Written problem:
Working from the top of the listing below, retype each line through the line containing "import plotly.graph_objects as go", both included, with no pictures.

Information shown:
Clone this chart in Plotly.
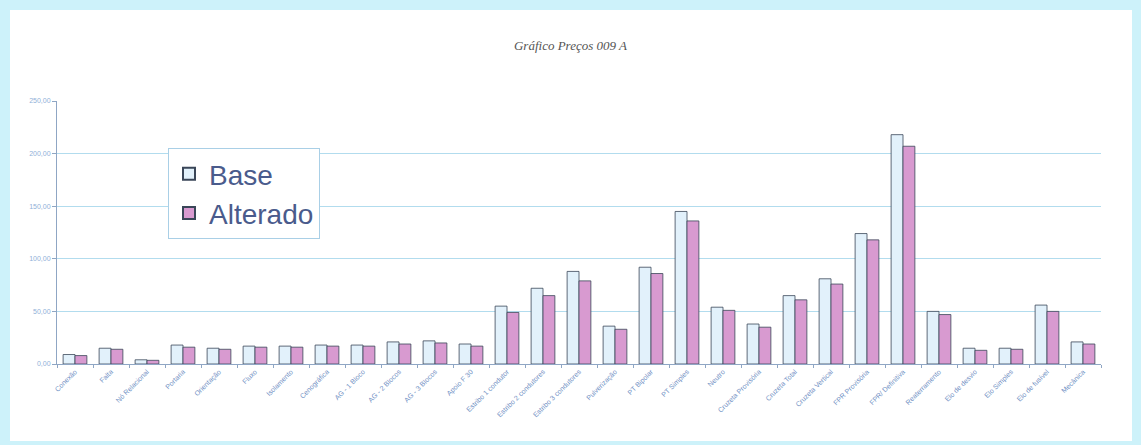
import plotly.graph_objects as go

categories = [
    "Conexão", "Falta", "Nó Relacional", "Portaria", "Orientação", "Fluxo",
    "Isolamento", "Cenográfica", "AG - 1 Bloco", "AG - 2 Blocos", "AG - 3 Blocos",
    "Apoio F 30", "Estribo 1 condutor", "Estribo 2 condutores", "Estribo 3 condutores",
    "Pulverização", "PT Bipolar", "PT Simples", "Neutro", "Cruzeta Provisória",
    "Cruzeta Total", "Cruzeta Vertical", "FPR Provisória", "FPR/ Definitiva",
    "Reaterramento", "Elo de desvio", "Elo Simples", "Elo de fusível", "Mecânica",
]
base = [9, 15, 4, 18, 15, 17, 17, 18, 18, 21, 22, 19, 55, 72, 88, 36, 92, 145,
        54, 38, 65, 81, 124, 218, 50, 15, 15, 56, 21]
alterado = [8, 14, 3.5, 16, 14, 16, 16, 17, 17, 19, 20, 17, 49, 65, 79, 33, 86, 136,
            51, 35, 61, 76, 118, 207, 47, 13, 14, 50, 19]
y_ticks = [0, 50, 100, 150, 200, 250]

L, R, T, B = 57, 40, 101, 81
W, H = 1141, 445
pw, ph = W - L - R, H - T - B

def px(x):
    return (x - L) / pw

def py(y):
    return (H - B - y) / ph

fig = go.Figure()
fig.add_trace(go.Bar(
    name="Base", x=categories, y=base,
    marker=dict(color="#e2f1fb", line=dict(color="#3a4658", width=0.8)),
))
fig.add_trace(go.Bar(
    name="Alterado", x=categories, y=alterado,
    marker=dict(color="#d89ad0", line=dict(color="#3a4658", width=0.8)),
))

fig.update_layout(
    width=W, height=H,
    margin=dict(l=L, r=R, t=T, b=B),
    paper_bgcolor="#cdf2fa",
    plot_bgcolor="white",
    barmode="group",
    bargap=0.34, bargroupgap=0.0,
    separators=",.",
    title=dict(text="Gráfico Preços 009 A", x=0.5, xanchor="center", y=1 - 45 / H,
               yanchor="middle",
               font=dict(family="Liberation Serif", size=13, style="italic",
                         color="#555555")),
    showlegend=True,
    legend=dict(
        x=px(168), y=py(148), xanchor="left", yanchor="top",
        bgcolor="white", bordercolor="#a9cfe6", borderwidth=1,
        font=dict(family="Liberation Sans, Arial", size=28, color="#4a5b8c"),
        itemsizing="constant", tracegroupgap=0, itemwidth=30,
    ),
    shapes=[dict(
        type="rect", xref="paper", yref="paper", layer="below",
        x0=px(10), x1=px(1132), y0=py(441), y1=py(10),
        fillcolor="white", line=dict(width=0),
    )],
)
fig.update_xaxes(
    tickangle=-45,
    tickfont=dict(family="Liberation Sans, Arial", size=7, color="#6f8fc4"),
    showline=True, linecolor="#8fa6c4", linewidth=1,
    ticks="outside", tickson="boundaries", ticklen=3, tickcolor="#8fa6c4",
    showgrid=False,
)
fig.update_yaxes(
    range=[0, 250], tickvals=y_ticks, tickformat=".2f",
    tickfont=dict(family="Liberation Sans, Arial", size=7, color="#8fb0d8"),
    showgrid=True, gridcolor="#b2dcee", gridwidth=1,
    showline=True, linecolor="#8fa6c4", linewidth=1,
    ticks="outside", ticklen=4, tickcolor="#8fa6c4",
    zeroline=False,
)

fig.write_html("out.html", config={"displayModeBar": False},
               post_script="document.body.style.margin='0';document.body.style.overflow='hidden';")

Result of this task:
Clone this chart in Plotly.
import plotly.graph_objects as go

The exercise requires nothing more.